** Dataset extract **
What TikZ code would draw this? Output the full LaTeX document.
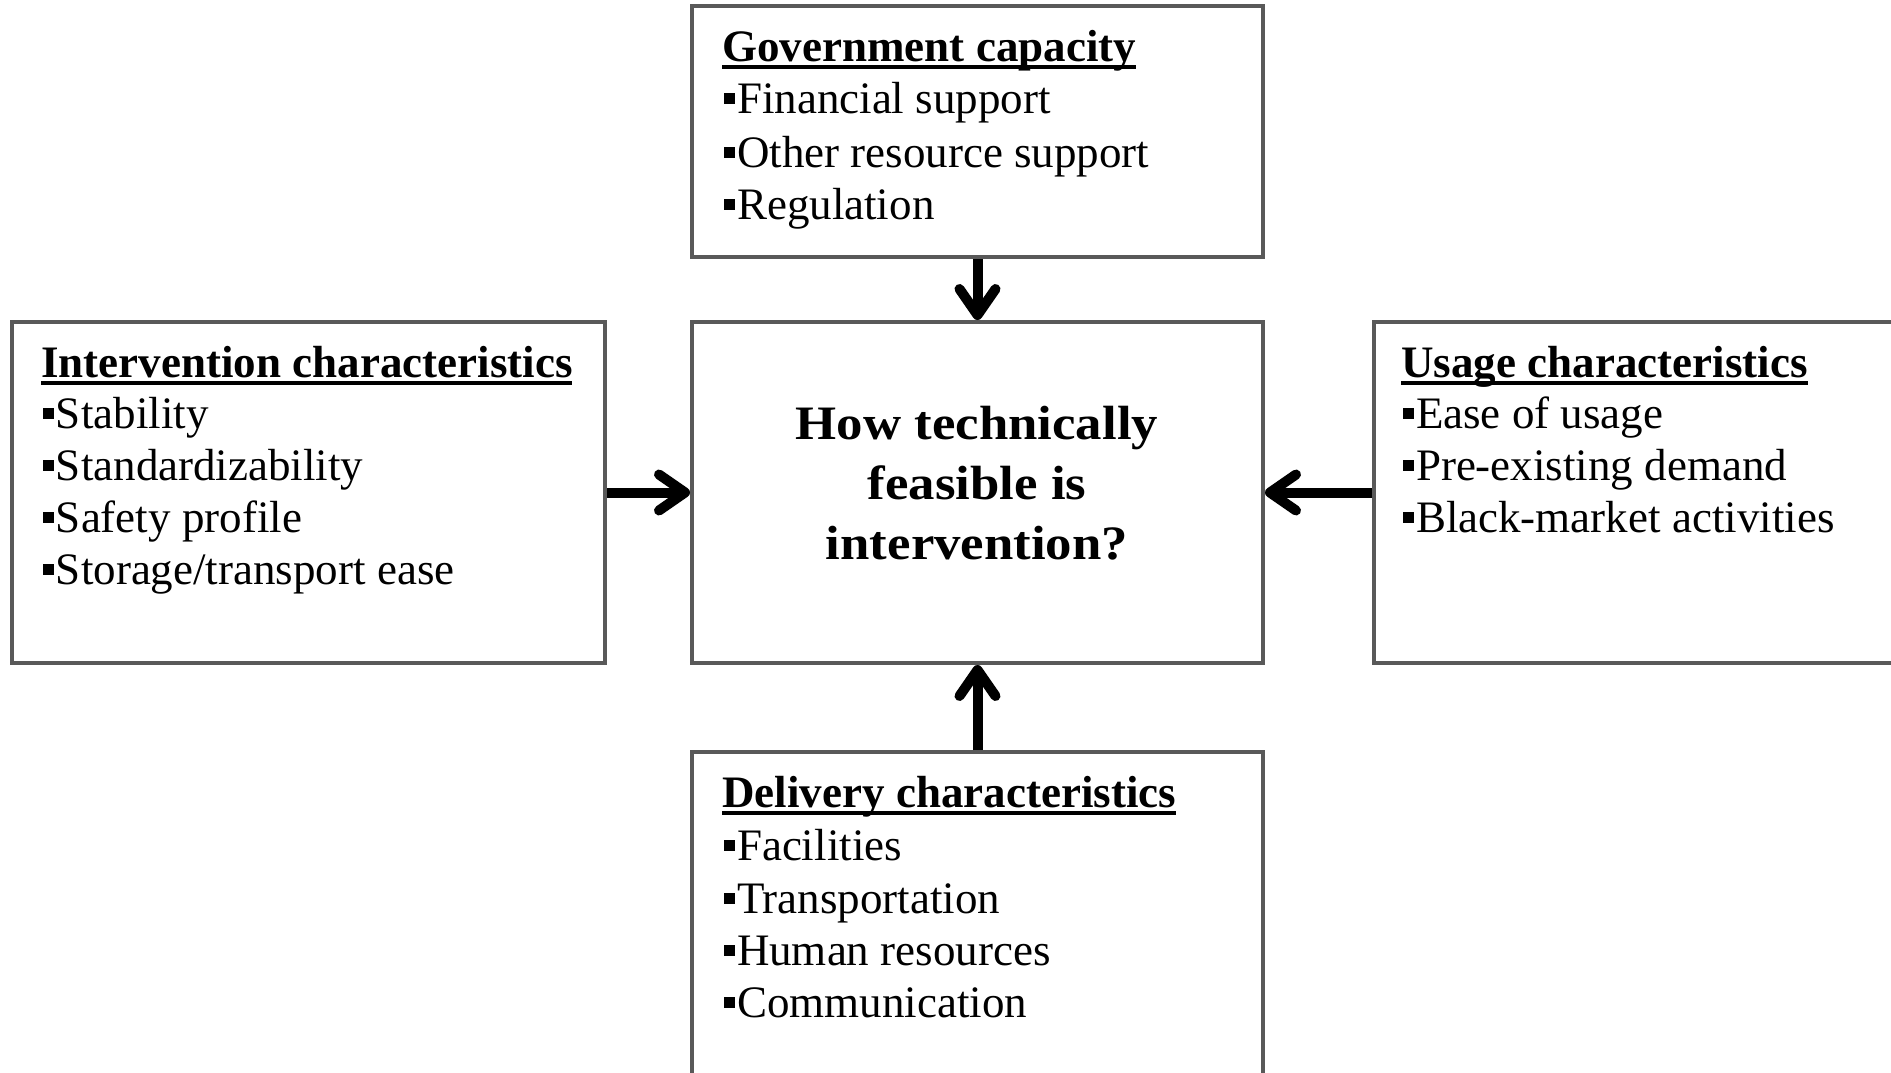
\documentclass[tikz,border=0pt]{standalone}
\usepackage{fontspec}
\setmainfont{Liberation Serif}
\newfontfamily\ctrfont[FakeStretch=1.1]{Liberation Serif}
\usetikzlibrary{arrows.meta,fit}
\newcommand{\bul}{\rule[0.21em]{0.24em}{0.24em}\hspace{0.04em}}
\newcommand{\ttlu}[1]{\setbox0\hbox{#1}\rlap{\rule[-4pt]{\wd0}{1.8pt}}\box0}
\begin{document}
\begin{tikzpicture}[x=0.5pt,y=-0.5pt,
  box/.style={draw=black!65, line width=2pt, fill=white, inner sep=0pt},
  ttl/.style={anchor=base west, inner sep=0pt, font=\fontsize{22.5}{27}\selectfont\bfseries},
  itm/.style={anchor=base west, inner sep=0pt, font=\fontsize{22.5}{27}\selectfont},
  ctrtxt/.style={align=center, inner sep=0pt, font=\fontsize{24}{30}\selectfont\ctrfont\bfseries},
  flowarrow/.style={draw=black, line width=5pt, -{Straight Barb[length=13pt, width=18pt, line width=5pt, line cap=round, line join=round]}}]
\clip (0,0) rectangle (1891,1072);
\fill[white] (0,0) rectangle (1891,1072);
% boxes
\node[box, fit={(692,6) (1263,257)}] (gov) {};
\node[box, fit={(692,322) (1263,663)}] (ctr) {};
\node[box, fit={(12,322) (605,663)}] (lft) {};
\node[box, fit={(1374,322) (1920,663)}] (rgt) {};
\node[box, fit={(692,752) (1263,1100)}] (bot) {};
% government
\node[ttl] (govt) at (722,61) {\ttlu{Government capacity}};
\node[itm] (gov1) at (724,113) {\bul Financial support};
\node[itm] (gov2) at (724,167) {\bul Other resource support};
\node[itm] (gov3) at (724,219) {\bul Regulation};
% intervention
\node[ttl] (lftt) at (41,377) {\ttlu{Intervention characteristics}};
\node[itm] (lft1) at (43,428) {\bul Stability};
\node[itm] (lft2) at (43,480) {\bul Standardizability};
\node[itm] (lft3) at (43,532) {\bul Safety profile};
\node[itm] (lft4) at (43,584) {\bul Storage/transport ease};
% usage
\node[ttl] (rgtt) at (1401,377) {\ttlu{Usage characteristics}};
\node[itm] (rgt1) at (1403,428) {\bul Ease of usage};
\node[itm] (rgt2) at (1403,480) {\bul Pre-existing demand};
\node[itm] (rgt3) at (1403,532) {\bul Black-market activities};
% delivery
\node[ttl] (bott) at (722,807) {\ttlu{Delivery characteristics}};
\node[itm] (bot1) at (724,860) {\bul Facilities};
\node[itm] (bot2) at (724,913) {\bul Transportation};
\node[itm] (bot3) at (724,965) {\bul Human resources};
\node[itm] (bot4) at (724,1017) {\bul Communication};
% center
\node[ctrtxt] (ctrt) at (977,483) {How technically\\feasible is\\intervention?};
% connectors
\draw[flowarrow] (gov.south) -- (ctr.north);
\draw[flowarrow] (lft.east) -- (ctr.west);
\draw[flowarrow] (rgt.west) -- (ctr.east);
\draw[flowarrow] (bot.north) -- (ctr.south);
\end{tikzpicture}
\end{document}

** Given instruction **
Repeat all of the data above word for word, minus the pictures.

** Solution for this task **
What TikZ code would draw this? Output the full LaTeX document.
\documentclass[tikz,border=0pt]{standalone}
\usepackage{fontspec}
\setmainfont{Liberation Serif}
\newfontfamily\ctrfont[FakeStretch=1.1]{Liberation Serif}
\usetikzlibrary{arrows.meta,fit}
\newcommand{\bul}{\rule[0.21em]{0.24em}{0.24em}\hspace{0.04em}}
\newcommand{\ttlu}[1]{\setbox0\hbox{#1}\rlap{\rule[-4pt]{\wd0}{1.8pt}}\box0}
\begin{document}
\begin{tikzpicture}[x=0.5pt,y=-0.5pt,
  box/.style={draw=black!65, line width=2pt, fill=white, inner sep=0pt},
  ttl/.style={anchor=base west, inner sep=0pt, font=\fontsize{22.5}{27}\selectfont\bfseries},
  itm/.style={anchor=base west, inner sep=0pt, font=\fontsize{22.5}{27}\selectfont},
  ctrtxt/.style={align=center, inner sep=0pt, font=\fontsize{24}{30}\selectfont\ctrfont\bfseries},
  flowarrow/.style={draw=black, line width=5pt, -{Straight Barb[length=13pt, width=18pt, line width=5pt, line cap=round, line join=round]}}]
\clip (0,0) rectangle (1891,1072);
\fill[white] (0,0) rectangle (1891,1072);
% boxes
\node[box, fit={(692,6) (1263,257)}] (gov) {};
\node[box, fit={(692,322) (1263,663)}] (ctr) {};
\node[box, fit={(12,322) (605,663)}] (lft) {};
\node[box, fit={(1374,322) (1920,663)}] (rgt) {};
\node[box, fit={(692,752) (1263,1100)}] (bot) {};
% government
\node[ttl] (govt) at (722,61) {\ttlu{Government capacity}};
\node[itm] (gov1) at (724,113) {\bul Financial support};
\node[itm] (gov2) at (724,167) {\bul Other resource support};
\node[itm] (gov3) at (724,219) {\bul Regulation};
% intervention
\node[ttl] (lftt) at (41,377) {\ttlu{Intervention characteristics}};
\node[itm] (lft1) at (43,428) {\bul Stability};
\node[itm] (lft2) at (43,480) {\bul Standardizability};
\node[itm] (lft3) at (43,532) {\bul Safety profile};
\node[itm] (lft4) at (43,584) {\bul Storage/transport ease};
% usage
\node[ttl] (rgtt) at (1401,377) {\ttlu{Usage characteristics}};
\node[itm] (rgt1) at (1403,428) {\bul Ease of usage};
\node[itm] (rgt2) at (1403,480) {\bul Pre-existing demand};
\node[itm] (rgt3) at (1403,532) {\bul Black-market activities};
% delivery
\node[ttl] (bott) at (722,807) {\ttlu{Delivery characteristics}};
\node[itm] (bot1) at (724,860) {\bul Facilities};
\node[itm] (bot2) at (724,913) {\bul Transportation};
\node[itm] (bot3) at (724,965) {\bul Human resources};
\node[itm] (bot4) at (724,1017) {\bul Communication};
% center
\node[ctrtxt] (ctrt) at (977,483) {How technically\\feasible is\\intervention?};
% connectors
\draw[flowarrow] (gov.south) -- (ctr.north);
\draw[flowarrow] (lft.east) -- (ctr.west);
\draw[flowarrow] (rgt.west) -- (ctr.east);
\draw[flowarrow] (bot.north) -- (ctr.south);
\end{tikzpicture}
\end{document}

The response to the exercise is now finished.